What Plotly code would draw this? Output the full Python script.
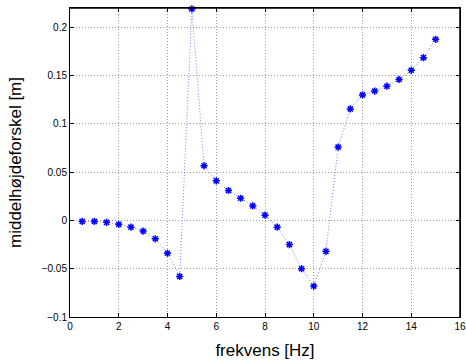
import plotly.graph_objects as go

freq = [0.5, 1.0, 1.5, 2.0, 2.5, 3.0, 3.5, 4.0, 4.5, 5.0, 5.5, 6.0, 6.5, 7.0, 7.5,
        8.0, 8.5, 9.0, 9.5, 10.0, 10.5, 11.0, 11.5, 12.0, 12.5, 13.0, 13.5, 14.0, 14.5, 15.0]
diff = [-0.001, -0.001, -0.002, -0.004, -0.007, -0.011, -0.019, -0.034, -0.058, 0.219,
        0.0566, 0.041, 0.031, 0.023, 0.015, 0.0055, -0.007, -0.025, -0.050, -0.068,
        -0.032, 0.076, 0.1155, 0.130, 0.134, 0.139, 0.146, 0.1555, 0.1686, 0.1876]

x_ticks = [0, 2, 4, 6, 8, 10, 12, 14, 16]
y_ticks = [-0.1, -0.05, 0, 0.05, 0.1, 0.15, 0.2]
y_labels = ["\u22120.1", "\u22120.05", "0", "0.05", "0.1", "0.15", "0.2"]

FONT = "Liberation Sans, Arial, sans-serif"

fig = go.Figure()
fig.add_trace(go.Scatter(
    x=freq, y=diff, mode="lines+markers",
    line=dict(color="rgba(90,90,255,0.8)", width=1, dash="1px,2px"),
    marker=dict(symbol="asterisk-open", size=6, color="#0000ff",
                line=dict(color="#0000ff", width=1.5)),
    cliponaxis=False,
))

axis_common = dict(
    showline=True, linecolor="black", linewidth=1, mirror="allticks",
    ticks="inside", ticklen=4, tickcolor="black", tickwidth=1,
    showgrid=True, gridcolor="#9a9a9a", griddash="1px,2px", gridwidth=1,
    zeroline=False, automargin=False, ticklabeloverflow="allow",
    tickfont=dict(family=FONT, size=10, color="black"),
)

fig.update_xaxes(range=[0, 16], tickvals=x_ticks, ticktext=[str(t) for t in x_ticks],
                 title=dict(text="frekvens [Hz]", standoff=13,
                            font=dict(family=FONT, size=17, color="black")),
                 **axis_common)
fig.update_yaxes(range=[-0.1, 0.22], tickvals=y_ticks, ticktext=y_labels,
                 title=dict(text="middelhøjdeforskel [m]", standoff=15,
                            font=dict(family=FONT, size=17, color="black")),
                 **axis_common)

# frame around the plot area (paper coordinates, not clipped)
fig.add_shape(type="line", xref="paper", yref="paper", x0=0, x1=1, y0=1, y1=1,
              line=dict(color="black", width=1.5), layer="above")
fig.add_shape(type="line", xref="paper", yref="paper", x0=1, x1=1, y0=0, y1=1,
              line=dict(color="black", width=1.5), layer="above")

fig.update_layout(
    width=466, height=363,
    margin=dict(l=70, r=6, t=8, b=46, autoexpand=False),
    plot_bgcolor="white", paper_bgcolor="white",
    showlegend=False,
)

fig.write_html(
    "out.html",
    config={"displayModeBar": False},
    post_script="document.body.style.margin='0';document.body.style.padding='0';"
                "document.body.style.overflow='hidden';",
)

+ + + + +

== TASK DESCRIPTION ==
Without the pictures, output the full listing exactly as it stands.

== RESULT ==
What Plotly code would draw this? Output the full Python script.
import plotly.graph_objects as go

freq = [0.5, 1.0, 1.5, 2.0, 2.5, 3.0, 3.5, 4.0, 4.5, 5.0, 5.5, 6.0, 6.5, 7.0, 7.5,
        8.0, 8.5, 9.0, 9.5, 10.0, 10.5, 11.0, 11.5, 12.0, 12.5, 13.0, 13.5, 14.0, 14.5, 15.0]
diff = [-0.001, -0.001, -0.002, -0.004, -0.007, -0.011, -0.019, -0.034, -0.058, 0.219,
        0.0566, 0.041, 0.031, 0.023, 0.015, 0.0055, -0.007, -0.025, -0.050, -0.068,
        -0.032, 0.076, 0.1155, 0.130, 0.134, 0.139, 0.146, 0.1555, 0.1686, 0.1876]

x_ticks = [0, 2, 4, 6, 8, 10, 12, 14, 16]
y_ticks = [-0.1, -0.05, 0, 0.05, 0.1, 0.15, 0.2]
y_labels = ["\u22120.1", "\u22120.05", "0", "0.05", "0.1", "0.15", "0.2"]

FONT = "Liberation Sans, Arial, sans-serif"

fig = go.Figure()
fig.add_trace(go.Scatter(
    x=freq, y=diff, mode="lines+markers",
    line=dict(color="rgba(90,90,255,0.8)", width=1, dash="1px,2px"),
    marker=dict(symbol="asterisk-open", size=6, color="#0000ff",
                line=dict(color="#0000ff", width=1.5)),
    cliponaxis=False,
))

axis_common = dict(
    showline=True, linecolor="black", linewidth=1, mirror="allticks",
    ticks="inside", ticklen=4, tickcolor="black", tickwidth=1,
    showgrid=True, gridcolor="#9a9a9a", griddash="1px,2px", gridwidth=1,
    zeroline=False, automargin=False, ticklabeloverflow="allow",
    tickfont=dict(family=FONT, size=10, color="black"),
)

fig.update_xaxes(range=[0, 16], tickvals=x_ticks, ticktext=[str(t) for t in x_ticks],
                 title=dict(text="frekvens [Hz]", standoff=13,
                            font=dict(family=FONT, size=17, color="black")),
                 **axis_common)
fig.update_yaxes(range=[-0.1, 0.22], tickvals=y_ticks, ticktext=y_labels,
                 title=dict(text="middelhøjdeforskel [m]", standoff=15,
                            font=dict(family=FONT, size=17, color="black")),
                 **axis_common)

# frame around the plot area (paper coordinates, not clipped)
fig.add_shape(type="line", xref="paper", yref="paper", x0=0, x1=1, y0=1, y1=1,
              line=dict(color="black", width=1.5), layer="above")
fig.add_shape(type="line", xref="paper", yref="paper", x0=1, x1=1, y0=0, y1=1,
              line=dict(color="black", width=1.5), layer="above")

fig.update_layout(
    width=466, height=363,
    margin=dict(l=70, r=6, t=8, b=46, autoexpand=False),
    plot_bgcolor="white", paper_bgcolor="white",
    showlegend=False,
)

fig.write_html(
    "out.html",
    config={"displayModeBar": False},
    post_script="document.body.style.margin='0';document.body.style.padding='0';"
                "document.body.style.overflow='hidden';",
)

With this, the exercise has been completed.